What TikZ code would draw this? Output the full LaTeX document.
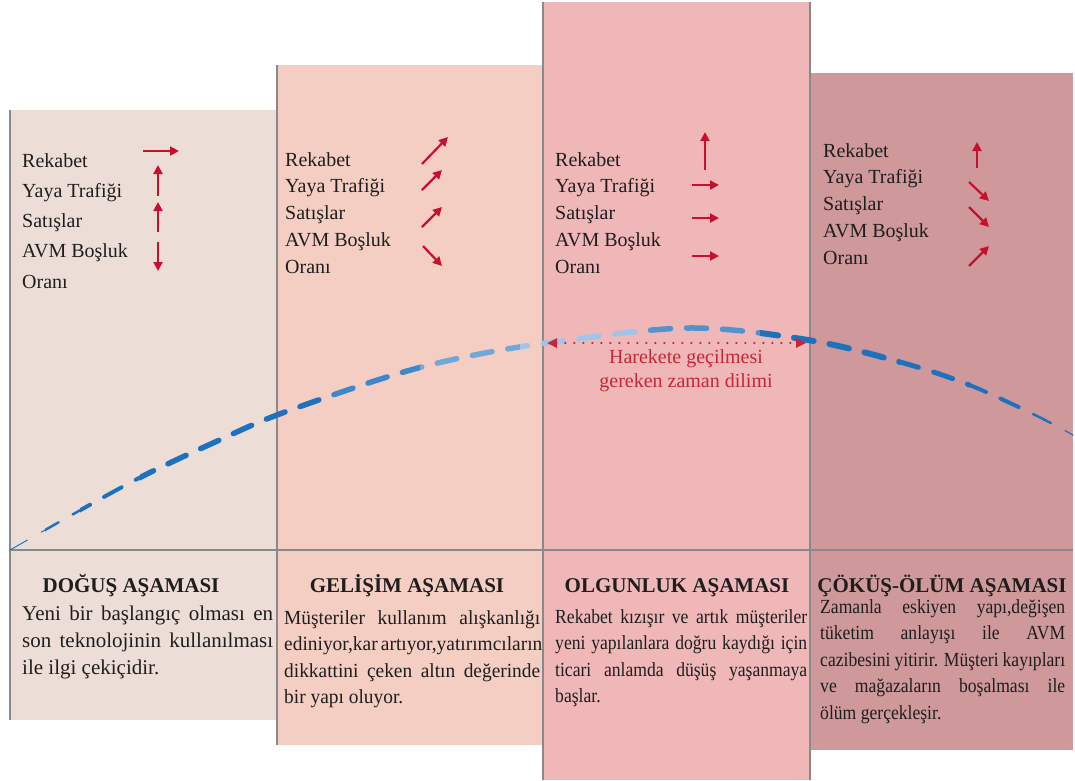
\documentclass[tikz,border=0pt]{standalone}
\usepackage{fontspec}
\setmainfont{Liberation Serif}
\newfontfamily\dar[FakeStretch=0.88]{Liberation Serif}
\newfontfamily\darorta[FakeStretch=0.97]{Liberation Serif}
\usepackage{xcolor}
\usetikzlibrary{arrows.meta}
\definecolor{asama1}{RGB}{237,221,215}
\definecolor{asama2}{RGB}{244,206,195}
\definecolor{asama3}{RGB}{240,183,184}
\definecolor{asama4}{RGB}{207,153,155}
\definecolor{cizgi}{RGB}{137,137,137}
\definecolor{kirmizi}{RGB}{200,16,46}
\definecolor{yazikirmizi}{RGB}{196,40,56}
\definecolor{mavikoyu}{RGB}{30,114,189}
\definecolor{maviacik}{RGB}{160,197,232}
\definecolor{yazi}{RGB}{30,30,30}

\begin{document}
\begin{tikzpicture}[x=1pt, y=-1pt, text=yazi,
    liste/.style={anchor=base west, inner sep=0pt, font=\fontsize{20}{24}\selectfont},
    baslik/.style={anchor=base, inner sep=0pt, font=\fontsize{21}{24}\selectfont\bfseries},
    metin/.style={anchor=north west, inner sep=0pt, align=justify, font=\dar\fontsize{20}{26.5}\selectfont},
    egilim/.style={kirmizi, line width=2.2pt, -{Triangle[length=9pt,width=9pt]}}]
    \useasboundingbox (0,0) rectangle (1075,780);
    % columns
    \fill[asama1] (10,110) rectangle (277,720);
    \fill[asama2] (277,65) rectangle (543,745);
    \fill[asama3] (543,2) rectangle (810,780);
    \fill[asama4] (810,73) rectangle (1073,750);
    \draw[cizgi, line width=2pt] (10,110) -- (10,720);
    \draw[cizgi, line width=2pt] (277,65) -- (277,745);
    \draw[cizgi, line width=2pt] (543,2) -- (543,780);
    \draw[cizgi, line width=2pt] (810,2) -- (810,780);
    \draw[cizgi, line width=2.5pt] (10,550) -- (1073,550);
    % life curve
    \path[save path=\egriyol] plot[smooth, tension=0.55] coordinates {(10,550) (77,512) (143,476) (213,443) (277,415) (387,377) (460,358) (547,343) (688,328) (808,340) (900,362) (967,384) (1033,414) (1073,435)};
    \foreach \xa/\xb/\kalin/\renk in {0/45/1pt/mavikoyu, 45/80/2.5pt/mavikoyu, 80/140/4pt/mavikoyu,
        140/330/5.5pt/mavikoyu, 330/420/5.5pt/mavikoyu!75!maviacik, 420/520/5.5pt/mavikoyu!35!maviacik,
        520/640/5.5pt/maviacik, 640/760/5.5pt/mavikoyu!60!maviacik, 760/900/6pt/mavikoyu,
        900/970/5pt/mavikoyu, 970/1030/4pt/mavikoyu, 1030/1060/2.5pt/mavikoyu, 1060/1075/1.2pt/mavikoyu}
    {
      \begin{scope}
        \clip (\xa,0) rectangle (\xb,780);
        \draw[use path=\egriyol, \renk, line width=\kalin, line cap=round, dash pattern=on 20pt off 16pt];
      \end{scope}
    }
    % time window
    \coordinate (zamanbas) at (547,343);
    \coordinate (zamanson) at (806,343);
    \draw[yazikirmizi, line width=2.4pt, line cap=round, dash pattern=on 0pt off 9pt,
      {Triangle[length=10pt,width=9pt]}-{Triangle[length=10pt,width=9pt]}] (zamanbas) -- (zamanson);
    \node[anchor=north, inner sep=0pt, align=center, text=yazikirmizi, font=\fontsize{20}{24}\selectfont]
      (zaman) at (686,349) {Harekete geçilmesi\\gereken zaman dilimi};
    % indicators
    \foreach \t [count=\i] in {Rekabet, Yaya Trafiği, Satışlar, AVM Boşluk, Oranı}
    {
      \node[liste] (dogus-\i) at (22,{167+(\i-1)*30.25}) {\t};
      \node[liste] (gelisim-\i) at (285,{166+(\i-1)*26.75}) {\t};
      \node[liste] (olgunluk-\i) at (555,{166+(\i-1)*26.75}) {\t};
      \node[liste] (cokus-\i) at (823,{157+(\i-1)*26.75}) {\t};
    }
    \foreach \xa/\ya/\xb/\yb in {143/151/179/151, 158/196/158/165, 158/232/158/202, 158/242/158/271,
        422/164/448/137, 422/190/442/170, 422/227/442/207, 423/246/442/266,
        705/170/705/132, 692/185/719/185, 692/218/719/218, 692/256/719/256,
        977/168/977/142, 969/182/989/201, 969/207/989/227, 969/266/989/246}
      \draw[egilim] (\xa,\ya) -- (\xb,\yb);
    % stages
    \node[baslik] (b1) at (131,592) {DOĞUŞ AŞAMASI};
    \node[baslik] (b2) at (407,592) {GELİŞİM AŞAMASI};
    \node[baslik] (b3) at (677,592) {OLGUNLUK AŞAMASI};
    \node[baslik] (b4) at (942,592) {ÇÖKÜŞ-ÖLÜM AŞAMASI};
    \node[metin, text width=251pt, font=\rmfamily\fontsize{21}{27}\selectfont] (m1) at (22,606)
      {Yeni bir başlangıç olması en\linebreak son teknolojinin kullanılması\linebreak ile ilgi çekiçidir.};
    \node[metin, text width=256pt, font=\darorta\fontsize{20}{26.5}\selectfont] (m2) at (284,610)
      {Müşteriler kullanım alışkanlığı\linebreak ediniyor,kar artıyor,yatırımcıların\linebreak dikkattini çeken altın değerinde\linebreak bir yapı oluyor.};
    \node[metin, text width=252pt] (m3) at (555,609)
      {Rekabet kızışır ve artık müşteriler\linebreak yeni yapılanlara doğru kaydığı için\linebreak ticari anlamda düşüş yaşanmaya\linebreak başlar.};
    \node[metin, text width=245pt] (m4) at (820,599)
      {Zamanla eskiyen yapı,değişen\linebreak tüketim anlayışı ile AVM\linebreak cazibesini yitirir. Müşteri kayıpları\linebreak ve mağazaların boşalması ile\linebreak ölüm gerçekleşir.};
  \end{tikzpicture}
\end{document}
========================================
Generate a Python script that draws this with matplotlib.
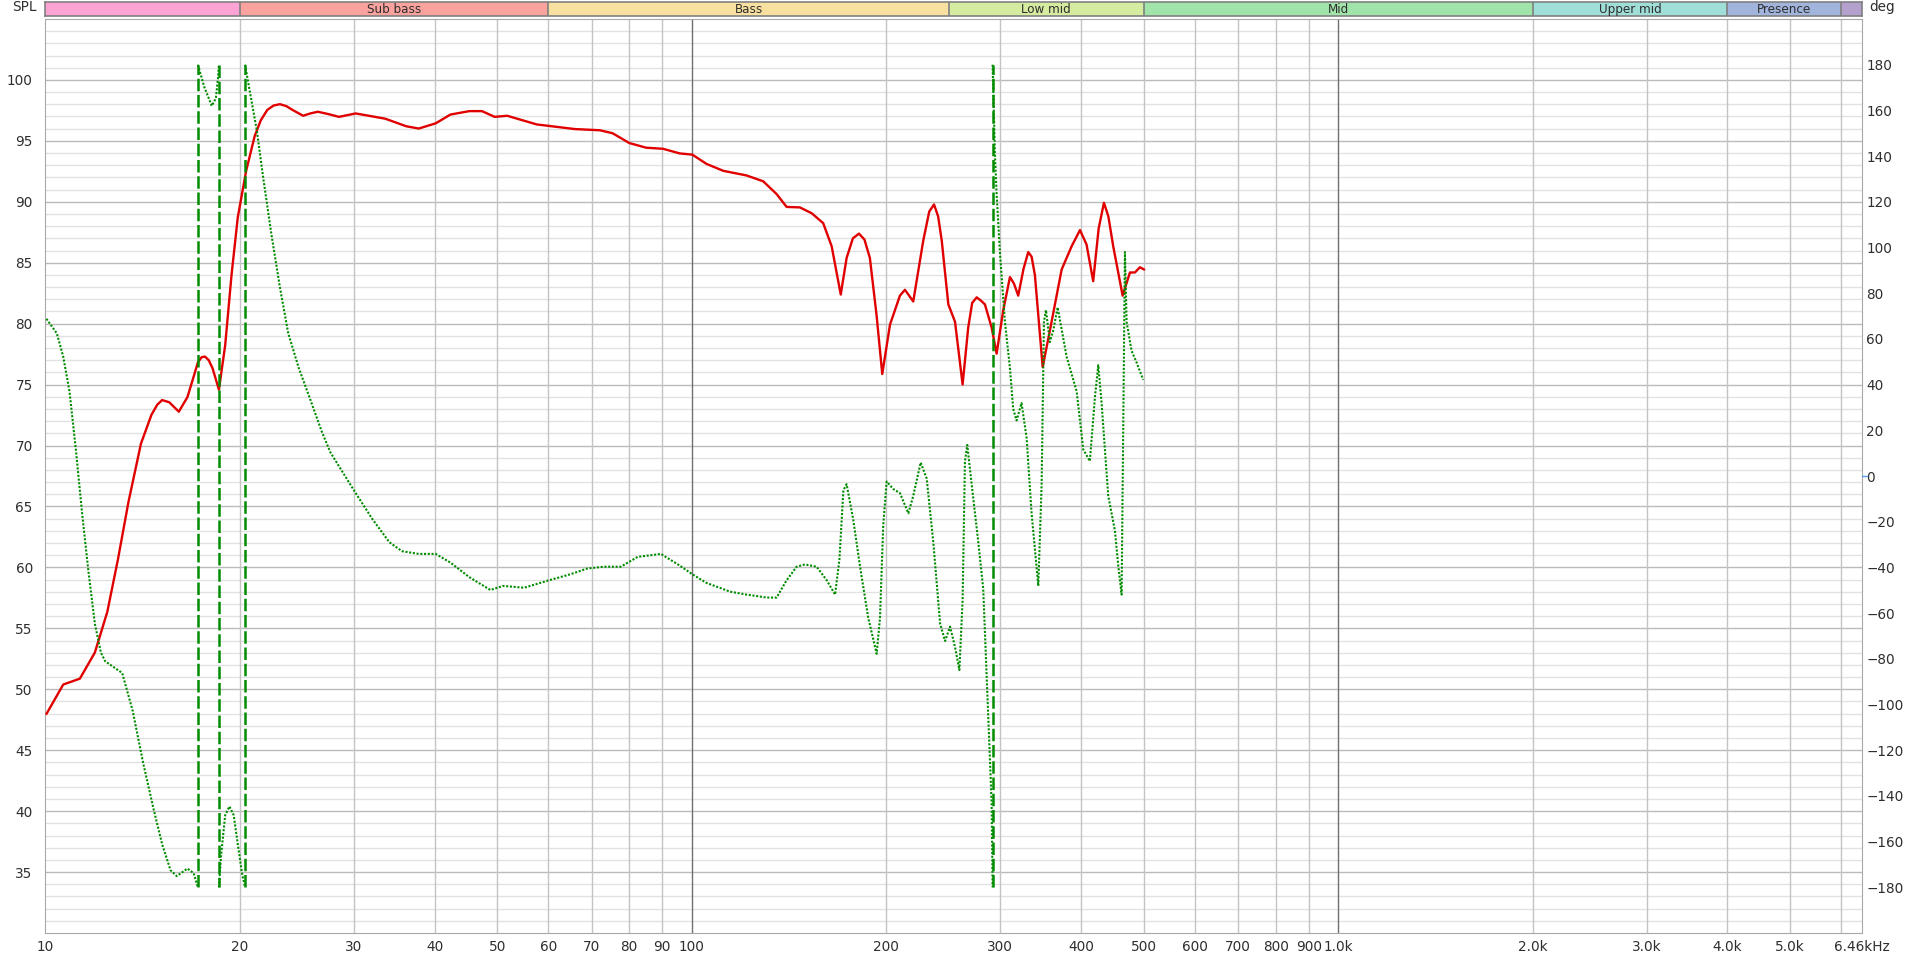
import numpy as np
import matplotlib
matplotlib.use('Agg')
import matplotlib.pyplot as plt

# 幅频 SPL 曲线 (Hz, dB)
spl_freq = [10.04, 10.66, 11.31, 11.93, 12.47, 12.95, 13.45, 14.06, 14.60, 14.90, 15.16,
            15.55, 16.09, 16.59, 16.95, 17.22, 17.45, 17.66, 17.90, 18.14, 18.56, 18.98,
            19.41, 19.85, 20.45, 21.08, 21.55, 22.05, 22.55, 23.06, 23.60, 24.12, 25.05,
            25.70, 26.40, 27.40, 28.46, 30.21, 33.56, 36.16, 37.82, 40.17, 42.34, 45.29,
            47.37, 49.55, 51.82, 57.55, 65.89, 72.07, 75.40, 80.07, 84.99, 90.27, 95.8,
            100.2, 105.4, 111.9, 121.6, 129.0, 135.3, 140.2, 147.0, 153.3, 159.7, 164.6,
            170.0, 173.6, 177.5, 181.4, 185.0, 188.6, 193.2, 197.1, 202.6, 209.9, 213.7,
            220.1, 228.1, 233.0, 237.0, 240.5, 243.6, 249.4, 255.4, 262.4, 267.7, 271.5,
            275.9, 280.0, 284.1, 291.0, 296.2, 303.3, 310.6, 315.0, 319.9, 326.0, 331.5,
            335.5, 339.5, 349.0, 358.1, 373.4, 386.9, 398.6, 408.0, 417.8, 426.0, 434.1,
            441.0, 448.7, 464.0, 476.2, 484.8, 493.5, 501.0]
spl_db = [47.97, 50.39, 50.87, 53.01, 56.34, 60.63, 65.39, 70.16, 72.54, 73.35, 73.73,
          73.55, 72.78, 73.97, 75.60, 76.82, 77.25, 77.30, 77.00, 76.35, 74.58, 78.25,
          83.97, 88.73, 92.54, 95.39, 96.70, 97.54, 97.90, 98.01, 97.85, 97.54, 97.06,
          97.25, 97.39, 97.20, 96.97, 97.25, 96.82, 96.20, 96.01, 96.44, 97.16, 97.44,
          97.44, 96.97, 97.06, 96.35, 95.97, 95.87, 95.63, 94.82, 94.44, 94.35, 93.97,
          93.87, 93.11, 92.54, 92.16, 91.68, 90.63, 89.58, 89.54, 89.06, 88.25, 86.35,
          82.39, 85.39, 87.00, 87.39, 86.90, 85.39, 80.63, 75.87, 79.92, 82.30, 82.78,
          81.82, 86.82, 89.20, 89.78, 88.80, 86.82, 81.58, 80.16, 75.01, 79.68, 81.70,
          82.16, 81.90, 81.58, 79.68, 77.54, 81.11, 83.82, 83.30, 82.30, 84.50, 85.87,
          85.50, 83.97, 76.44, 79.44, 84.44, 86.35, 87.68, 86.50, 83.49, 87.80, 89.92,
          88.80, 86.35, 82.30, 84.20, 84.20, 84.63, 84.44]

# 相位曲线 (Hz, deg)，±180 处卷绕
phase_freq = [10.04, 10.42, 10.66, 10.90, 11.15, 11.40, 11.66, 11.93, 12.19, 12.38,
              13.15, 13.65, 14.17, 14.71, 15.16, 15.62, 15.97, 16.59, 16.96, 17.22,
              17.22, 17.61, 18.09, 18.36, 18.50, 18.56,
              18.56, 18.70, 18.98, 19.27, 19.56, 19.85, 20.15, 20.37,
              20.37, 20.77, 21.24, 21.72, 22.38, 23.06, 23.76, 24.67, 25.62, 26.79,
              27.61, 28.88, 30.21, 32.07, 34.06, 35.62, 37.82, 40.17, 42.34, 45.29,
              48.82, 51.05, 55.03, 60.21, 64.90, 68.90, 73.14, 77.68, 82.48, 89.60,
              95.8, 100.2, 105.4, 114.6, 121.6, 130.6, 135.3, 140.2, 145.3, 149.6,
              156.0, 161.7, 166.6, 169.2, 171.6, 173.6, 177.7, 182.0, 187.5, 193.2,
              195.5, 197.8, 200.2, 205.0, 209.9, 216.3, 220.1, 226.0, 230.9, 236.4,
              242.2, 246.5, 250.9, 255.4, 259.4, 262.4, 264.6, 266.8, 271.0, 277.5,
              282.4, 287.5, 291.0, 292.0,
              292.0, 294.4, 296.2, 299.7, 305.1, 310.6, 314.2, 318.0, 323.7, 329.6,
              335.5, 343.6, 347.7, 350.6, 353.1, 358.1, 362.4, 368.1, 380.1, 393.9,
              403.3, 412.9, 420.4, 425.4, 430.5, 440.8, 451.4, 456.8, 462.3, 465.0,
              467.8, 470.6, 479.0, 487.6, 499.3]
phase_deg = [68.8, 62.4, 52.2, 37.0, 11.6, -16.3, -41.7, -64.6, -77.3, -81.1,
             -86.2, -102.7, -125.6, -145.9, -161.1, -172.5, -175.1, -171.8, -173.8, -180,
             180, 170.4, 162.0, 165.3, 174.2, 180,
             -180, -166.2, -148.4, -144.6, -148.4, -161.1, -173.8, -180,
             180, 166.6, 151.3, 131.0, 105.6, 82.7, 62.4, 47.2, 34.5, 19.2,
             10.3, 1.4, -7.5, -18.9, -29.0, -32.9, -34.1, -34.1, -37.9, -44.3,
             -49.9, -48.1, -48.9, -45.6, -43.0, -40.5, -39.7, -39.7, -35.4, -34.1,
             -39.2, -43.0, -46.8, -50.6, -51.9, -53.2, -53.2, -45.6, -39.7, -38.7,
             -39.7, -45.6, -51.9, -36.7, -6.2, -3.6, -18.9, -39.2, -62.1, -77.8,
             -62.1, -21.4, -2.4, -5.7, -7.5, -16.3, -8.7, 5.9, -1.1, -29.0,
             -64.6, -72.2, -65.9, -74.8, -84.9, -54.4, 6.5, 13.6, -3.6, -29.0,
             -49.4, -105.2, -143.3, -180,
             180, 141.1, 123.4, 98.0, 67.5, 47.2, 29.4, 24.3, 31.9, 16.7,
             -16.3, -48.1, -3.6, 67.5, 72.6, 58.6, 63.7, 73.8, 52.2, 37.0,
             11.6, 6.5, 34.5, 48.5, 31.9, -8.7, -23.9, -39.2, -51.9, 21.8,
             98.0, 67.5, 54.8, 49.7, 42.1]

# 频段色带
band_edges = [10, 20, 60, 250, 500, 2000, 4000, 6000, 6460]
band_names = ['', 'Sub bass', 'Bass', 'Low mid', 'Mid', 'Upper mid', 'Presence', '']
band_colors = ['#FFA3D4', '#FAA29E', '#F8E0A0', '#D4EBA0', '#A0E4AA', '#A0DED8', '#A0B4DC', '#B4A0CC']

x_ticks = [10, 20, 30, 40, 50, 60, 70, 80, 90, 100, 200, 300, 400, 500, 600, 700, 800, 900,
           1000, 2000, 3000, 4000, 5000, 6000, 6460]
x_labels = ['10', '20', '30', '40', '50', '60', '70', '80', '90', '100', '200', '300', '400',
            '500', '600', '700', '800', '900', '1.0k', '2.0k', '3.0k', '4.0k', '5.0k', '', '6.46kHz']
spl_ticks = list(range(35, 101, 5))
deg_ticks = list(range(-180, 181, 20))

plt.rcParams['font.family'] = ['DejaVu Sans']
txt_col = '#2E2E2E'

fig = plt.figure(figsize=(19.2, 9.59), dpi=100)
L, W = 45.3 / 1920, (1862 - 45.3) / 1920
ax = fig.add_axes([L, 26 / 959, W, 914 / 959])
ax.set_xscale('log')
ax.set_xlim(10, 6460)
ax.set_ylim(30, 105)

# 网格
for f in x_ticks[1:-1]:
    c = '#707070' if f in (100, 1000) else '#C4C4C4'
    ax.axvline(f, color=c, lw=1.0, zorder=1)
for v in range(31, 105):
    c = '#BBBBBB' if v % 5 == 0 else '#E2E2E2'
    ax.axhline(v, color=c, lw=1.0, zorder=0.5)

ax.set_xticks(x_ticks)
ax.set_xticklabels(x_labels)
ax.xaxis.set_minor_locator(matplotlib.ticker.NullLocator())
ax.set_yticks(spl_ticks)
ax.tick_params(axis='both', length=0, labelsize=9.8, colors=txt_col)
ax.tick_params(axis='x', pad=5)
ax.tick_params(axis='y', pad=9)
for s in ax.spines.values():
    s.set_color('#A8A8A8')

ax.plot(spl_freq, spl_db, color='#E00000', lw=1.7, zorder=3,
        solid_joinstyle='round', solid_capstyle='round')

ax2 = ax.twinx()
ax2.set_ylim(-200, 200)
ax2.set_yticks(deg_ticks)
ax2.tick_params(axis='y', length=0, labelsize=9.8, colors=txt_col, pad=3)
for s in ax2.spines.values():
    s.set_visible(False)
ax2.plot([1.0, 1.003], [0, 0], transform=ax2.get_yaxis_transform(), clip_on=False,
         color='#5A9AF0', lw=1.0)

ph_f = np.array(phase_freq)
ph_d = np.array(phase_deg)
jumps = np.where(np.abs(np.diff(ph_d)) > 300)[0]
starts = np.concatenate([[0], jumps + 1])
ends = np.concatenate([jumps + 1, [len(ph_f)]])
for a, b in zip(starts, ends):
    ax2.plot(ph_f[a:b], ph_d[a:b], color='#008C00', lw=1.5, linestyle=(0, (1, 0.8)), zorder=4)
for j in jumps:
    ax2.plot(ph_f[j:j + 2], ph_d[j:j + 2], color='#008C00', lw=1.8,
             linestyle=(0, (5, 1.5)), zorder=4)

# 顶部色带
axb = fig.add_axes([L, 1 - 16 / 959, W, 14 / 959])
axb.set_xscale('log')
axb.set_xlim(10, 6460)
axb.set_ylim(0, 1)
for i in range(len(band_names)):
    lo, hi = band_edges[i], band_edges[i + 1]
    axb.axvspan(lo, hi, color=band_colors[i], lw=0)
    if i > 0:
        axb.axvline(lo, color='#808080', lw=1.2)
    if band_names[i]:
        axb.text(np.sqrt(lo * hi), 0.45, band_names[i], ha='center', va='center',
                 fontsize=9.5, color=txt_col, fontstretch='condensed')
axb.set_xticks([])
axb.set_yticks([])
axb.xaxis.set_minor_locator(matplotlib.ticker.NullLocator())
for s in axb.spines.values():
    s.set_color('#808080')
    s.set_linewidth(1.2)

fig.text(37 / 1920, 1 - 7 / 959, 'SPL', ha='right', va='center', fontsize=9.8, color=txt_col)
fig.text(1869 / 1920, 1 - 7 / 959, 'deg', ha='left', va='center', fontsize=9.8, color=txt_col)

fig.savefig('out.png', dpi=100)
========================================
* **PROMPT**: Everything from the line that contains "Generate a Python" down to the line that contains "import matplotlib.pyplot as plt" should be written out exactly, end lines too, minus the pictures.

* **TASK OUTPUT**:
Generate a Python script that draws this with matplotlib.
import numpy as np
import matplotlib
matplotlib.use('Agg')
import matplotlib.pyplot as plt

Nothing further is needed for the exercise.